Submitted by on Nov 10, 2011 – 8:24 pm

Review: “Boris Godunov” in Mussorgsky’s original seven-scene 1869 version at the Lyric Opera of Chicago through Nov. 29. ****

By Nancy Malitz

Lyric Opera of Chicago has revived its preferred version of Modest Mussorgsky’s tragic opera “Boris Godunov.” I’m glad it’s back. Mussorgsky’s epic Russian psychodrama, as he originally conceived it in 1869, drills unrelentingly into the soul of a Russian czar.

Boris cleared his own path to the throne by murdering the brother-in-law who stood in his way. The catastrophic results are straight out of Greek tragedy, which never lets anyone off the hook. Boris was increasingly crazed with torment over his own guilt.

The czar’s public disintegration fixated the realm and was made the subject of a drama in verse by Russia’s greatest poet, Alexander Pushkin. (Pushkin wrote it in 1825 but it was not approved for performance by the censors until 1866. ) Mussorgsky carefully adapted entire scenes from Pushkin’s play when he first brought the opera to life.

We know this guy Boris. He’s the Russian equal of Shakespeare’s Lear, Hamlet, Othello in myth-worthy comeuppance, not to forget Nixon, Hussein, Gaddafi and the financial titans whose sorry tales keep us glued to the screen.

But knowing Mussorgsky’s opera is a bit more difficult. There’s the question, “Which one?”  Mussorgsky himself would create a newer version 1872, with additional music, a different structure, a more lyrical feel, a love interest and other adjustments aimed at getting the opera produced. After his death in 1881 the sprawling source material was further manipulated by composers and producers whose enriching, re-ordering and re-fashioning went on for decades, sometimes achieving significant artistic success. Rimsky-Korsakov’s elegant orchestration, the most often performed until recently, is a case in point.

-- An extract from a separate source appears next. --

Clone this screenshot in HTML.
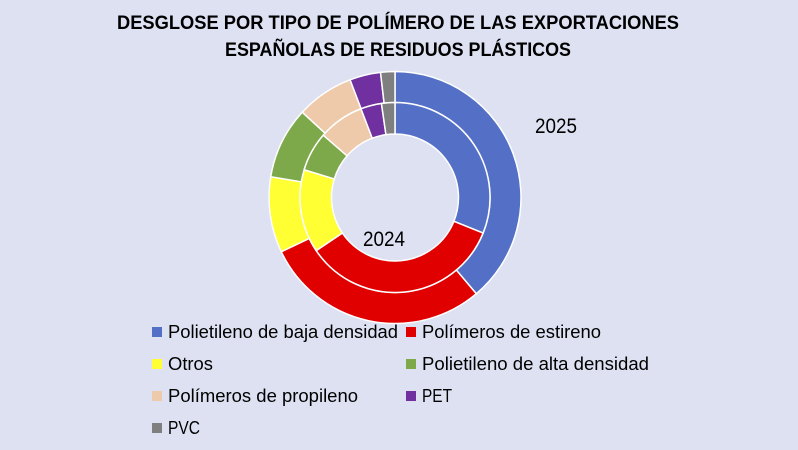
<!DOCTYPE html>
<html><head><meta charset="utf-8"><style>
html,body{margin:0;padding:0;background:#dde1f2;}
svg{display:block;}
text{font-family:"Liberation Sans",sans-serif;fill:#000;}
</style></head><body>
<svg id="s" width="798" height="450" viewBox="0 0 798 450">
<rect width="798" height="450" fill="#dde1f2"/>
<text x="398" y="29" text-anchor="middle" font-size="19" font-weight="bold" textLength="562" lengthAdjust="spacingAndGlyphs">DESGLOSE POR TIPO DE POLÍMERO DE LAS EXPORTACIONES</text>
<text x="398" y="56" text-anchor="middle" font-size="19" font-weight="bold" textLength="346" lengthAdjust="spacingAndGlyphs">ESPAÑOLAS DE RESIDUOS PLÁSTICOS</text>
<g id="rings"></g>
<text x="535" y="133" font-size="21" textLength="42" lengthAdjust="spacingAndGlyphs">2025</text>
<text x="363" y="246" font-size="21" textLength="42" lengthAdjust="spacingAndGlyphs">2024</text>
<g font-size="18">
<rect x="152" y="327" width="10" height="10" fill="#5470c6"/><text x="168" y="338" textLength="230" lengthAdjust="spacingAndGlyphs">Polietileno de baja densidad</text>
<rect x="406" y="327" width="10" height="10" fill="#e00000"/><text x="422" y="338" textLength="179" lengthAdjust="spacingAndGlyphs">Polímeros de estireno</text>
<rect x="152" y="359" width="10" height="10" fill="#ffff33"/><text x="168" y="370" textLength="45" lengthAdjust="spacingAndGlyphs">Otros</text>
<rect x="406" y="359" width="10" height="10" fill="#7ea94a"/><text x="422" y="370" textLength="227" lengthAdjust="spacingAndGlyphs">Polietileno de alta densidad</text>
<rect x="152" y="391" width="10" height="10" fill="#eecaaa"/><text x="168" y="402" textLength="190" lengthAdjust="spacingAndGlyphs">Polímeros de propileno</text>
<rect x="406" y="391" width="10" height="10" fill="#7030a0"/><text x="422" y="402" textLength="30" lengthAdjust="spacingAndGlyphs">PET</text>
<rect x="152" y="423" width="10" height="10" fill="#7f7f7f"/><text x="168" y="434" textLength="32" lengthAdjust="spacingAndGlyphs">PVC</text>
</g>
</svg>
<script>
var cx=395,cy=197.5;
var cols=["#5470c6","#e00000","#ffff33","#7ea94a","#eecaaa","#7030a0","#7f7f7f"];
function pt(r,a){a=a*Math.PI/180;return [cx+r*Math.sin(a),cy-r*Math.cos(a)];}
function arc(r0,r1,a0,a1,c){var l=(a1-a0)>180?1:0;var p1=pt(r1,a0),p2=pt(r1,a1),p3=pt(r0,a1),p4=pt(r0,a0);
return '<path d="M'+p1+' A'+r1+' '+r1+' 0 '+l+' 1 '+p2+' L'+p3+' A'+r0+' '+r0+' 0 '+l+' 0 '+p4+' Z" fill="'+c+'" stroke="#fff" stroke-width="1.5"/>';}
var outer=[0,139.8,244.5,279.5,312.6,339.1,353.4,360];
var inner=[0,112,236,287,311,339,351.8,360];
var h='';
for(var i=0;i<7;i++){h+=arc(95,126,outer[i],outer[i+1],cols[i]);h+=arc(63.5,95,inner[i],inner[i+1],cols[i]);}
document.getElementById('rings').innerHTML=h;
</script>
</body></html>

And yet, there is something elemental and searing about Mussogsky’s original 1869 version of “Boris.” From this viewpoint in 2011, it seems modern in its own right, especially in this vividly stark Lyric Opera production, which was first created for the Geneva Opera in 1992  by the Norwegian director Stein Winge and the Swedish designer Swede Göran Wassberg, a team steeped in the similarly brutal naturalism of Strindberg and Ibsen.  The same production opened the 1994-95 season at the Lyric. It’s an effective unit set, with a floor that curves into the back wall, rather like the inside of a ship’s hull,  perhaps a visual metaphor for Boris adrift.

As for Mussorgsy’s brooding colors and sometimes shrill, hollow sounds, they are no problem for Americans reared on “Psycho.” And with the Chicago Picasso just down the street from the Civic Opera House, we surely do not need to worry whether great primitivist art has the slightest need of European refinement.

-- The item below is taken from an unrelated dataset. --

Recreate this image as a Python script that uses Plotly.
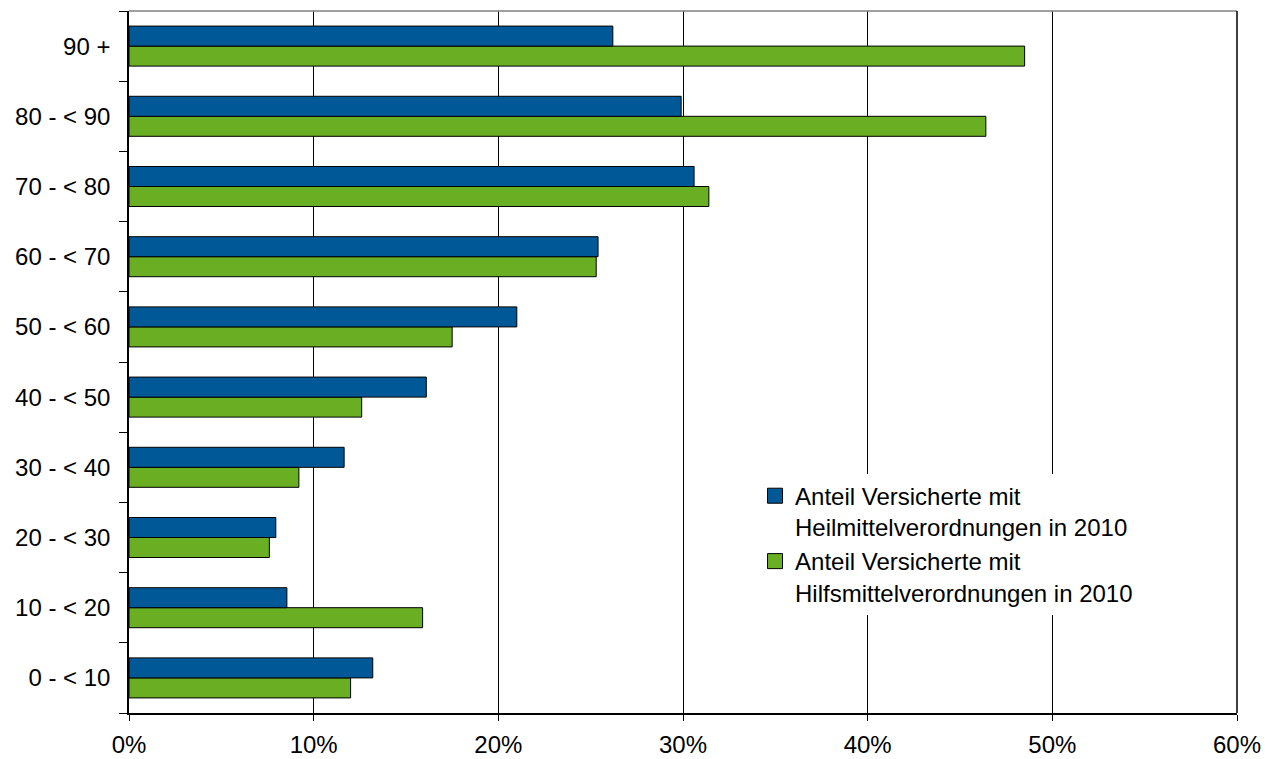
import plotly.graph_objects as go

categories = ["0 - < 10", "10 - < 20", "20 - < 30", "30 - < 40", "40 - < 50",
              "50 - < 60", "60 - < 70", "70 - < 80", "80 - < 90", "90 +"]
heilmittel = [13.2, 8.55, 7.95, 11.65, 16.1, 21.0, 25.4, 30.6, 29.9, 26.2]
hilfsmittel = [12.0, 15.9, 7.6, 9.2, 12.6, 17.5, 25.3, 31.4, 46.4, 48.5]
name_heil = "Anteil Versicherte mit<br>Heilmittelverordnungen in 2010"
name_hilf = "Anteil Versicherte mit<br>Hilfsmittelverordnungen in 2010"
x_ticks = [0, 10, 20, 30, 40, 50, 60]
x_ticklabels = ["0%", "10%", "20%", "30%", "40%", "50%", "60%"]

BLUE = "#015896"
GREEN = "#6AAF23"
FONT = "Liberation Sans, Arial, sans-serif"

fig = go.Figure()
fig.add_trace(go.Bar(y=categories, x=hilfsmittel, orientation="h", name=name_hilf,
                     showlegend=False,
                     marker=dict(color=GREEN, line=dict(color="black", width=1))))
fig.add_trace(go.Bar(y=categories, x=heilmittel, orientation="h", name=name_heil,
                     showlegend=False,
                     marker=dict(color=BLUE, line=dict(color="black", width=1))))
# legend entries with larger square symbols
for nm, col in [(name_hilf, GREEN), (name_heil, BLUE)]:
    fig.add_trace(go.Scatter(x=[None], y=[None], mode="markers", name=nm,
                             marker=dict(symbol="square", size=15, color=col,
                                         line=dict(color="black", width=1))))

fig.update_layout(
    width=1265, height=759,
    margin=dict(l=129, r=28, t=11, b=46, autoexpand=False),
    paper_bgcolor="white", plot_bgcolor="white",
    barmode="group", bargap=0.43, bargroupgap=0,
    font=dict(family=FONT, size=24, color="black"),
    showlegend=True,
    legend=dict(x=0.565, y=0.341, xanchor="left", yanchor="top",
                traceorder="reversed", bgcolor="white", valign="top",
                font=dict(family=FONT, size=24, color="black"),
                tracegroupgap=0, itemsizing="trace"),
    xaxis=dict(range=[0, 60], tickmode="array", tickvals=x_ticks, ticktext=x_ticklabels,
               showgrid=True, gridcolor="black", gridwidth=1,
               showline=True, linecolor="black", linewidth=1.5,
               ticks="outside", ticklen=6, tickcolor="black",
               zeroline=False, tickfont=dict(size=24), automargin=False,
               ticklabelstandoff=3),
    yaxis=dict(type="category", categoryorder="array", categoryarray=categories,
               showgrid=False, showline=True, linecolor="black", linewidth=1.5,
               ticks="outside", ticklen=8, tickcolor="black", tickson="boundaries",
               tickfont=dict(size=24), automargin=False, ticklabelstandoff=12),
    shapes=[dict(type="line", xref="paper", yref="paper", x0=0, x1=1, y0=1, y1=1,
                 line=dict(color="#808080", width=1.5)),
            dict(type="line", xref="paper", yref="paper", x0=1, x1=1, y0=0, y1=1,
                 line=dict(color="black", width=1.5))],
)

fig.write_html("out.html", config={"displayModeBar": False},
               post_script="document.body.style.margin='0';")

One reason the original “Boris” will be kept alive as an option is that the stars who sing Boris love it. And why not? The Czar is the unrelenting focus of the last three scenes in this version of the opera, constituting a star turn of mesmerizing psychic disintegration and pathos.

These last scenes are a tour de force, showing Boris earnestly reveling in a few moments of domestic intimacy with daughter and son, and then turning by degrees paranoid, vengeful, burned out, superstitious, guilt-ridden, paralyzed and ultimately desperate. His dying farewell “Proshcháy, moy syn,” to his boy, who will himself be instantly in mortal danger, brings down the curtain.

Ferruccio Furlanetto makes his Lyric Opera debut as a thoroughly seasoned Boris who has sung the role in St. Petersburg, Milan’s La Scala, Vienna and Rome. His is not the profoundly low voice with a penetrating edge that one tends to think of as a classic Russian bass in the tradition of Chaliapin. No matter. His sound is rich and abundantly lyrical, and his Boris is sorrowful, deeply felt, communicating with a simple directness as natural as speech itself. Furlanetto is also a striking physical presence onstage, a Boris already half-crazed when we first see him, with sustained tension in his manner, constantly on guard. Even when he is silent, Furlanetto lends legitimacy to the currents threatening Boris.

Stage director Julia Pevzner has worked with this well-traveled “Boris” at both the Houston Grand Opera and the San Francisco Opera, where she took over Winge’s production. The onstage role of the Holy Fool (sung plaintively by tenor Edward Mout) is expanded to good effect. We get the impression that Boris is used to having him around, a haunting presence that gives counterpoint to Boris’ increasing discomfort. The fool utters truths that others would be killed for, as he drags himself about in miserable chains while carrying a miniature replica of the golden onion dome of the Cathedral of the Assumption, scene of the czar’s coronation. Does Boris see himself in him?

There are other interesting character touches.  Boris’ son Fyodor (mezzo-soprano Emily Pons in another fine trouser role) behaves like any young son as Boris tries to explain his (boring) future responsibilities.  Tchelkalov, as the clerk of parliament, (baritone Ljubomor Puškarić in his promising Lyric debut) serves as a solemn foil to the madness,  lending the impression of dignity and decorum to public proceedings even as they are falling apart.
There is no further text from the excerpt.